No other Indian freedom fighter, much less one from Bengal, has acquired quite such an aura. History enthusiast and essayist Somen Sengupta, who has written extensively about Netaji, says, “The superhero status that Subhas Chandra Bose enjoys among not just Bengalis but Indians as a whole is probably chiefly because he doesn’t fit into a Bengali stereotype. Bengalis are supposed to write poetry anyway, so naturally we have a Rabindranath Tagore; they are good speakers and born philosophers, so we have Swami Vivekananda. But a young Bengali man who escapes to Afghanistan in the dead of night; then uses a fake Italian passport to travel to Moscow; from there to Germany, where he stays in Berlin for more than a year, then travels for more than two months in a German submarine to Madagascar; then leaps onto a Japanese submarine, which takes him to Indonesia; from there he catches a plane to Tokyo, and then the Japanese government facilitates his visit to Singapore, where he reorganizes a 45,000-strong militia, and removes the headquarters to Burma. Finally, when defeat seems imminent, he travels to Taiwan via Bangkok. After which, we don’t really know whether he died en route, or escaped to Russia.”

A Ganesh idol during Ganesh Chaturthi in Maharashtra, 1946. Image courtesy: Somen Sengupta

The attempted alliances with Japan and Germany, which have contributed in great measure to Netaji’s sometimes controversial legacy, have never really impacted his status in the public mind.

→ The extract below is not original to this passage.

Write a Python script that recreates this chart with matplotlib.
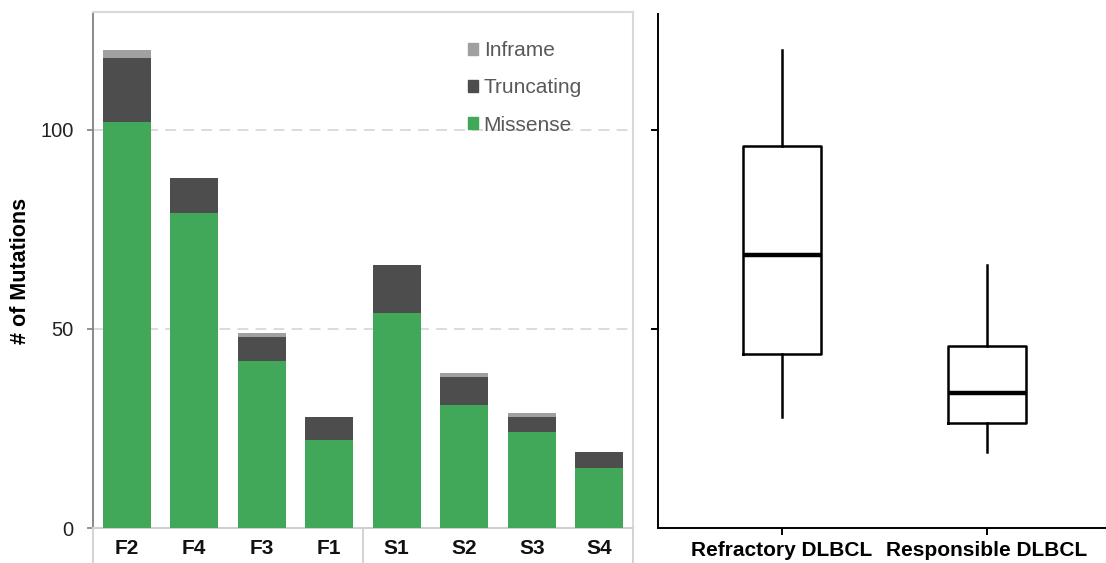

This breathless, headlong journey, adds Sengupta, is something straight out of a Hollywood production. “His political mistakes may have been numerous, and his life is a story of missed opportunities at the national level in India, but for sheer dynamism, he has no comparison. He remains the only top-ranked Indian leader of his time, and I include Nehru and Patel, who repeatedly risked his life in his efforts to overthrow the British,” he says.

The attempted alliances with Japan and Germany, which have contributed in great measure to Netaji’s sometimes controversial legacy, have never really impacted his status in the public mind. Research scholar Soumya Basu, who is working on a book on Netaji to be published this year, feels a lot of this is also owing to the way Netaji appeared in public, once he had embarked on his solo mission to free India. The quasi-military costume, the impassioned speeches, the call to outright war against the imperialist British, all of this contributed to the popular impression of him as a crusading hero.

Outside of Bengal, how does the rest of India view Netaji? Sengupta mentions an occasion  in 1946, when an idol of Lord Ganesh was sculpted to look like Netaji on the occasion of Maharashtra’s famed Ganesh Chaturthi. No other contemporary leader enjoyed that kind of public adulation. Basu points out that in 1945, as India learnt of the Indian National Army (INA), people got together to observe ‘INA Diwas’ in a remote corner of Rawalpindi, which went to Pakistan post-1947. “The entire subcontinent was inflamed with the idea of the INA,” says Basu. “In terms of political maturity, I would probably place Chittaranjan Das ahead of Netaji. But no other leader from Bengal has enjoyed the kind of national acceptance that Netaji gained. I have seen this in areas ranging from Punjab to Maharashtra to Tamil Nadu to Kerala. It wasn’t just about politics, he had successfully created a larger than life image.”

This year marks Netaji’s 125th birth anniversary. From the daredevil student of Presidency College who reputedly threw a villainous professor down a flight of steps, to the daredevil who disguised himself as a Pashtun insurance agent called Ziaudddin to reach Afghanistan, where he became the Italian nobleman ‘Count Orlando Mazzotta’, the sheer theatricality of Netaji’s life and career, and even his death, is what has kept the legend alive. Apart from the scholars who have written about his life, very few members of the general public have let facts get in their way.